┌────────
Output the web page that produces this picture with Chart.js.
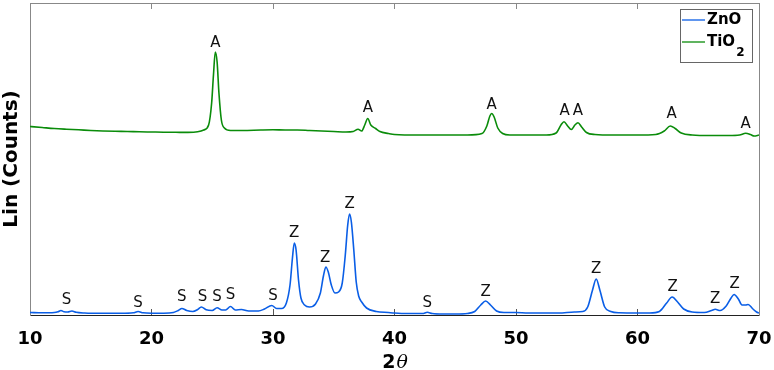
└────────
┌────────
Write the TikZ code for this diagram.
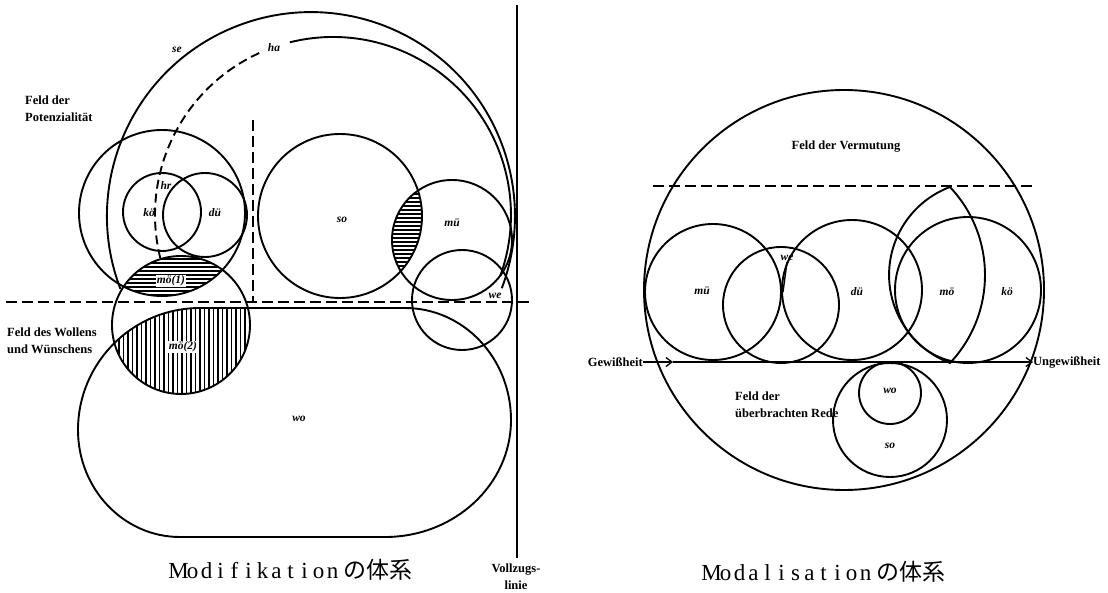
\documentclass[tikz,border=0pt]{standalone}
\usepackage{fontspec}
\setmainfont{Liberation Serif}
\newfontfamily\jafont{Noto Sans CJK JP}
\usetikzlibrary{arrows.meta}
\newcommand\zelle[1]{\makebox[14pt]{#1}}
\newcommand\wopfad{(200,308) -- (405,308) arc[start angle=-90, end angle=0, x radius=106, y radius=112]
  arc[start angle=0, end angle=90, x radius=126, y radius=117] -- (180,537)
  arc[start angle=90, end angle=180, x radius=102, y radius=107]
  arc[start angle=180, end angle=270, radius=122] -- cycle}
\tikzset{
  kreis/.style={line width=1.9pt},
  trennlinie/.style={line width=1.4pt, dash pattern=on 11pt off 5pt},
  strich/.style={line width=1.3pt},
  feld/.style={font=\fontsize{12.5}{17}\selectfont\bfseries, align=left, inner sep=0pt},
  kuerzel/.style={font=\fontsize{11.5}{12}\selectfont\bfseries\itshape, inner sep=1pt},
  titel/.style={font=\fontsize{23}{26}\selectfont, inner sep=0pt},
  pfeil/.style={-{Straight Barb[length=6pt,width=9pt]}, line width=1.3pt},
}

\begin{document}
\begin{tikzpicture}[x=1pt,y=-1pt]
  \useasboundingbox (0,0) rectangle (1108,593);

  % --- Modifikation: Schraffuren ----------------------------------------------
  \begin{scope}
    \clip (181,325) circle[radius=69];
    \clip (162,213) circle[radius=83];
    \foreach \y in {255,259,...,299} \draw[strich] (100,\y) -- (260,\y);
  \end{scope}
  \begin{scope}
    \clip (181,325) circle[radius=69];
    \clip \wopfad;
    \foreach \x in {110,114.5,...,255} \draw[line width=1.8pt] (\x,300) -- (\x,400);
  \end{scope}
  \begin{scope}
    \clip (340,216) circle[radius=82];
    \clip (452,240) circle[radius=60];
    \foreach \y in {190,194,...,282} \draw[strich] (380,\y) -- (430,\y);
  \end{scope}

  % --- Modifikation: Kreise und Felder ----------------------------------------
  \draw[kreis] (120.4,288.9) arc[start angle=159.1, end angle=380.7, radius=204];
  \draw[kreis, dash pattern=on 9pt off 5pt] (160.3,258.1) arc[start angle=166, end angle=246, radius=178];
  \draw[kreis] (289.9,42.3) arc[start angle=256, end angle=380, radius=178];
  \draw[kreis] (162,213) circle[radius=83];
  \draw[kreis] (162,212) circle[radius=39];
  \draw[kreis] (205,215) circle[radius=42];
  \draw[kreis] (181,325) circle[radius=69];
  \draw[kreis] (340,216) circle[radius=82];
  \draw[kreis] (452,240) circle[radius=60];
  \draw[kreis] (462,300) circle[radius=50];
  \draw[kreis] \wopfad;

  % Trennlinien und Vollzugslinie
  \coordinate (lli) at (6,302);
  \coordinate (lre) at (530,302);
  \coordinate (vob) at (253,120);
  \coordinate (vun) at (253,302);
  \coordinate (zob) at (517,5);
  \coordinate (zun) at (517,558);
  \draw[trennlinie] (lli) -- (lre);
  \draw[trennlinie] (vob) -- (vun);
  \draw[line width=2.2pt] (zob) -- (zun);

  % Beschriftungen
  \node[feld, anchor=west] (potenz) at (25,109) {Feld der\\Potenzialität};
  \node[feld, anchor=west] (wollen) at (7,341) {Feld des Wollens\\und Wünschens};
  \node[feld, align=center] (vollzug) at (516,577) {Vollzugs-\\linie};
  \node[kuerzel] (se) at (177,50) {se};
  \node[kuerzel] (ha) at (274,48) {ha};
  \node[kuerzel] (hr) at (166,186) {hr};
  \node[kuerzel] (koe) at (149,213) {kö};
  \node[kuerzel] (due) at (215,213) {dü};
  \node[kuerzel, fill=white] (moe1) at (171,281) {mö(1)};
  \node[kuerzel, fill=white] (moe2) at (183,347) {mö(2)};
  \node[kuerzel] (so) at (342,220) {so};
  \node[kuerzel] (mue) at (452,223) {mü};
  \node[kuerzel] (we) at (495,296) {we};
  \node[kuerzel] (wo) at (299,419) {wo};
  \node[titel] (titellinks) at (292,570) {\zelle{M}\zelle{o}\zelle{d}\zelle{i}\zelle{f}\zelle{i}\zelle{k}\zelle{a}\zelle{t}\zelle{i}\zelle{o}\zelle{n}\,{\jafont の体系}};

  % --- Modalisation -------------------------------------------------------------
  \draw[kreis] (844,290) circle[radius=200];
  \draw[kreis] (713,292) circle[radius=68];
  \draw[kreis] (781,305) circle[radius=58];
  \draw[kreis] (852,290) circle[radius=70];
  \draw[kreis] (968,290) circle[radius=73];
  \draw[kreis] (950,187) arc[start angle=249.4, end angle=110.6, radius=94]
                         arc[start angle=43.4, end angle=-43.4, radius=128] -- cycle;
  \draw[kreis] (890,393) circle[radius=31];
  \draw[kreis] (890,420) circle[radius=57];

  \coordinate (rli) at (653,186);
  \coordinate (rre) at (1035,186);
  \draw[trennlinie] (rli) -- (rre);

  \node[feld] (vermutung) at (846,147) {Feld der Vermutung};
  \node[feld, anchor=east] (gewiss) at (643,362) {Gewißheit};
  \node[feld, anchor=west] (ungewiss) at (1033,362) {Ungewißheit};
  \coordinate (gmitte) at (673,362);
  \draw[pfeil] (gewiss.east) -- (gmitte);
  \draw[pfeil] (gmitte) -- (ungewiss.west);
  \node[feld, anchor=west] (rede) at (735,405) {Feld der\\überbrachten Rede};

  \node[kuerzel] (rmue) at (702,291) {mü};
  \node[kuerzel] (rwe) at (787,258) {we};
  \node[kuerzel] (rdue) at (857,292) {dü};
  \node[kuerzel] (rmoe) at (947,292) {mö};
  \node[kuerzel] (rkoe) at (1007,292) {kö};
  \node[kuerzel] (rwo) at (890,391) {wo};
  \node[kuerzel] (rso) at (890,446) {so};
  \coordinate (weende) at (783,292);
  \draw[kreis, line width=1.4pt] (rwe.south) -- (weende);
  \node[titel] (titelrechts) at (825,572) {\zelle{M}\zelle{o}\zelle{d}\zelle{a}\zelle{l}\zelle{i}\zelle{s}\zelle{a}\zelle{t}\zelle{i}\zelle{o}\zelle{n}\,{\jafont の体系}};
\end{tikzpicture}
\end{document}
└────────
┌────────
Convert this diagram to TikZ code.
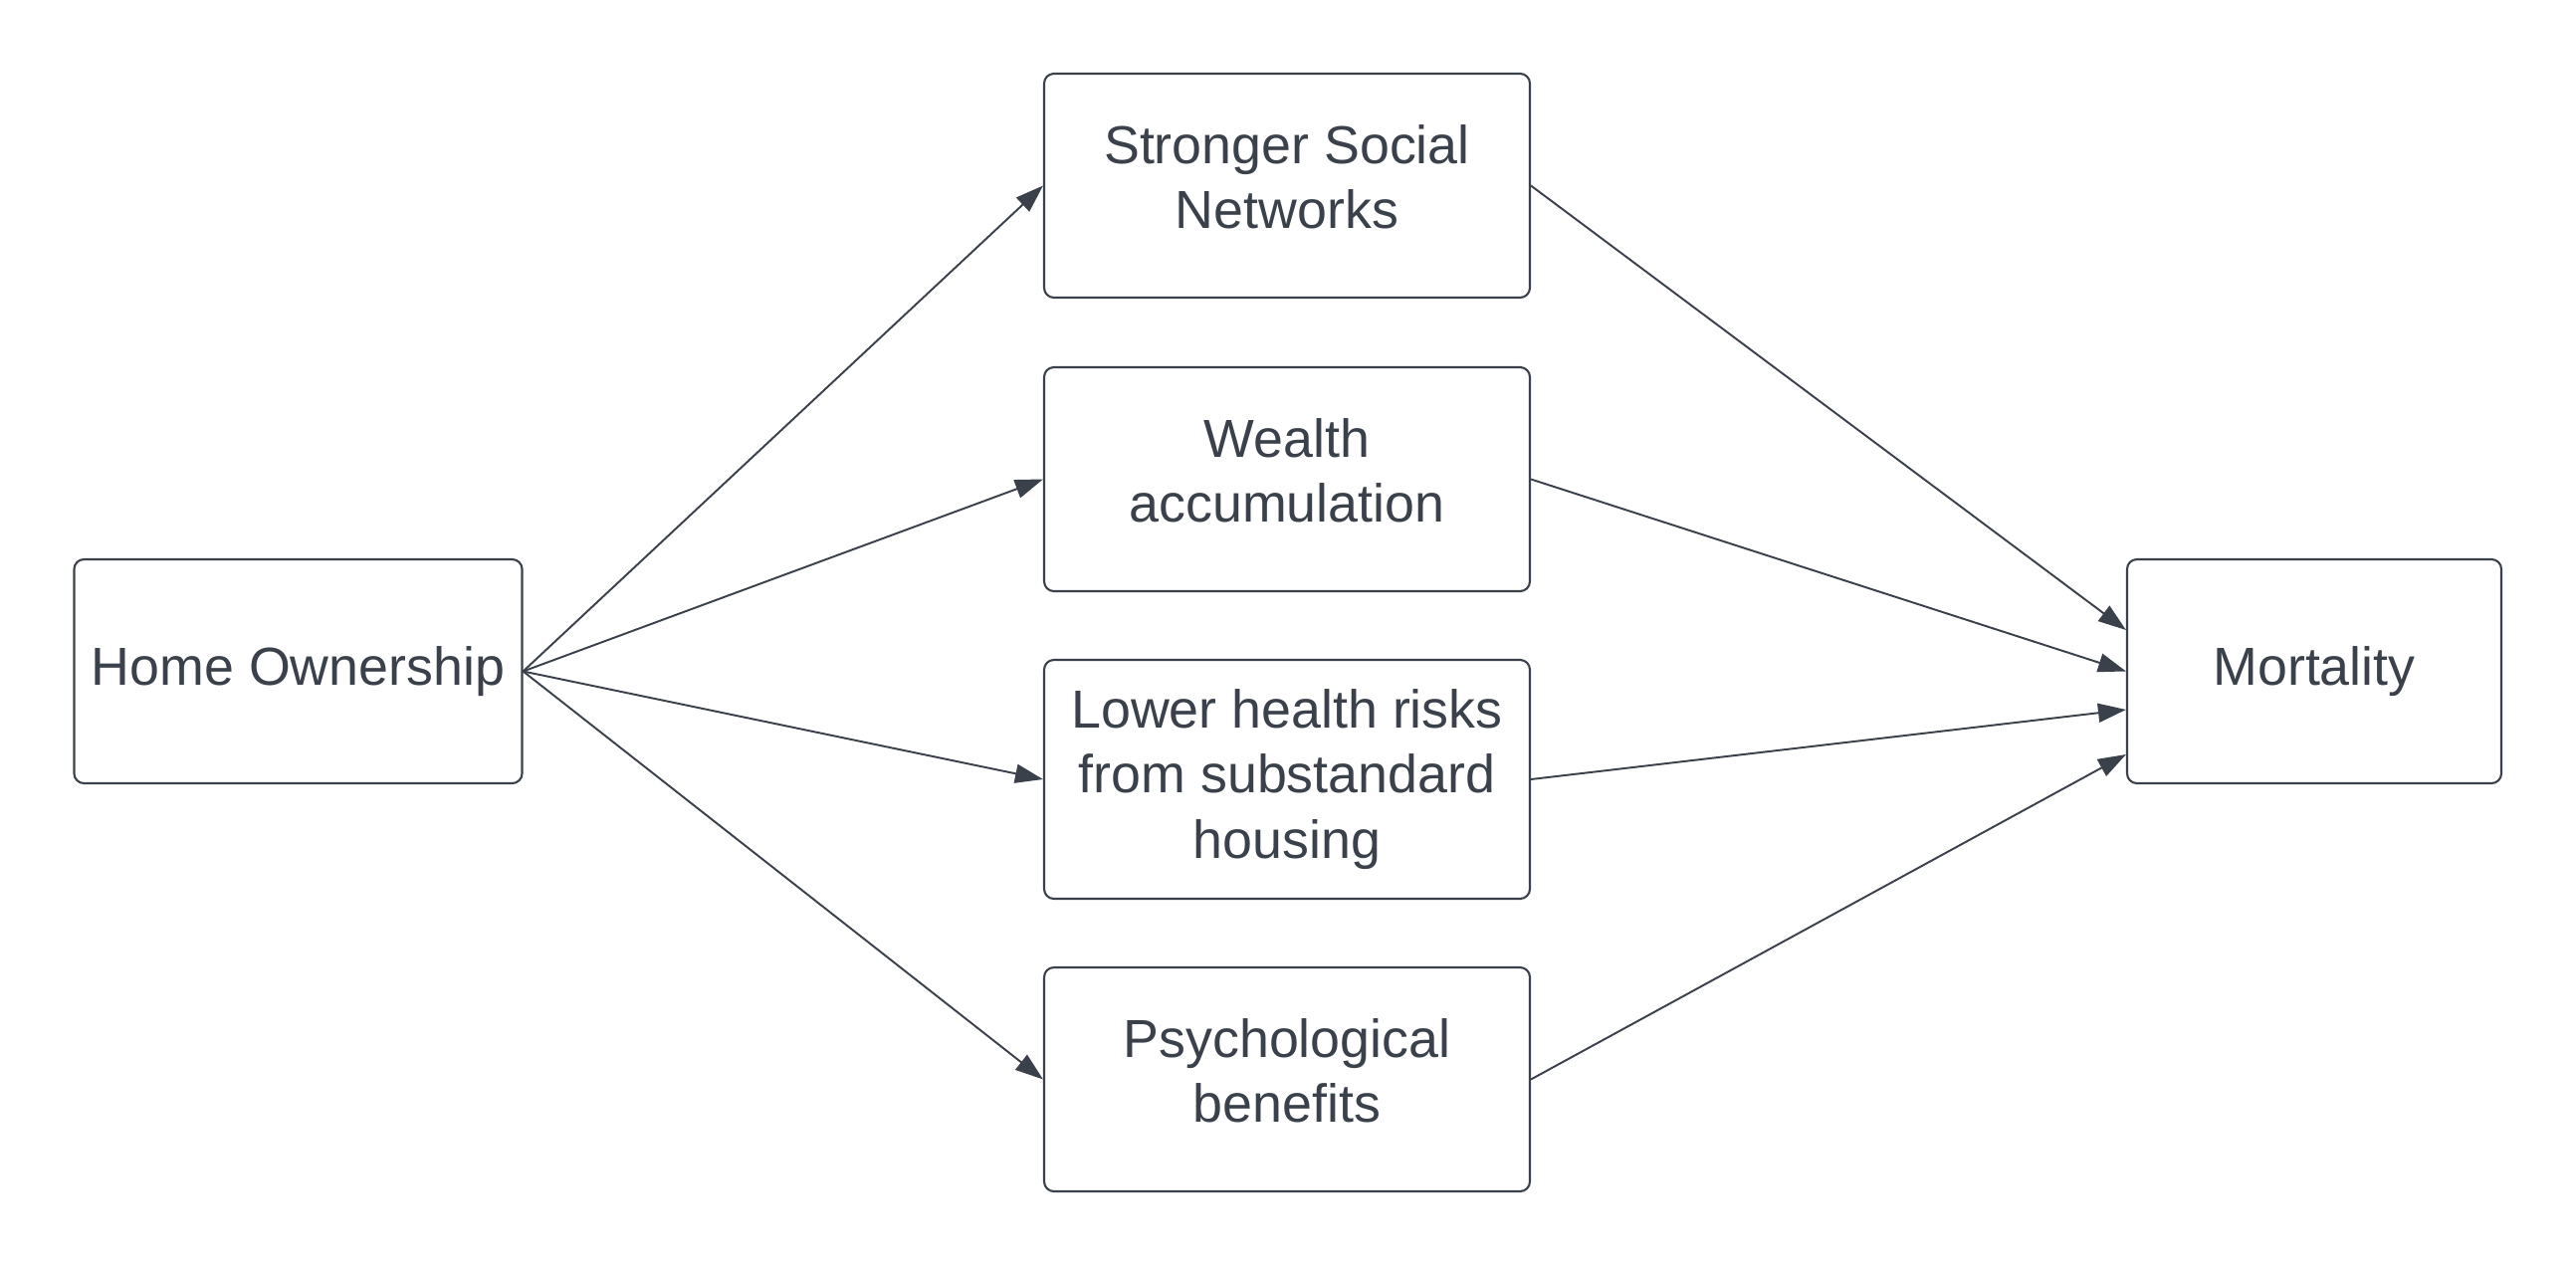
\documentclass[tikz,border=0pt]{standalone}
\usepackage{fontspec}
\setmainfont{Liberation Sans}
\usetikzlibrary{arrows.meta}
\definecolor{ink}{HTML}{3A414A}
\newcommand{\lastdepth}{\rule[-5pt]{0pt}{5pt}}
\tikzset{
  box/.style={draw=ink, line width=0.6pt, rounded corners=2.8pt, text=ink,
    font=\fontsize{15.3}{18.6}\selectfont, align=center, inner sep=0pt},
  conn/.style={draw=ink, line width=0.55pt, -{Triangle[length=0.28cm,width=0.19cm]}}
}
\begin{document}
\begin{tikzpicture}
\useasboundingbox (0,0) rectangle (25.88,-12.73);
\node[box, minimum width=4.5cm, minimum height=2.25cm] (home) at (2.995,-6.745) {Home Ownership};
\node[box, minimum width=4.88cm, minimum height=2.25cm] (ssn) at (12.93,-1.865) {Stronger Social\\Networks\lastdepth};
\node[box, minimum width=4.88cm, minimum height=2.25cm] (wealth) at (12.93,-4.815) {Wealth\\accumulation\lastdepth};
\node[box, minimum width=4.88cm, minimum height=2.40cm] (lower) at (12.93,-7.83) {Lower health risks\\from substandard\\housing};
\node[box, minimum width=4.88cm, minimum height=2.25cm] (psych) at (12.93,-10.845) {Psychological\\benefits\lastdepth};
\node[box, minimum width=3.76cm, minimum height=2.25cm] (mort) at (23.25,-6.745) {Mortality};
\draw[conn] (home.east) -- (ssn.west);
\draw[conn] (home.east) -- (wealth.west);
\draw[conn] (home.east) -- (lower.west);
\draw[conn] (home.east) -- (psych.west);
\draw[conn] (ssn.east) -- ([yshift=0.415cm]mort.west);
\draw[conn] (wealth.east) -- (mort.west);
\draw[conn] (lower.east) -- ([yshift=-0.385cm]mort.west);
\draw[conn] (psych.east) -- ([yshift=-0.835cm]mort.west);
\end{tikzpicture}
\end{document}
└────────
WHAT IS REQUIRED
Go through the records above and copy every line with the word "diagram".

SOLUTION
Write the TikZ code for this diagram.
Convert this diagram to TikZ code.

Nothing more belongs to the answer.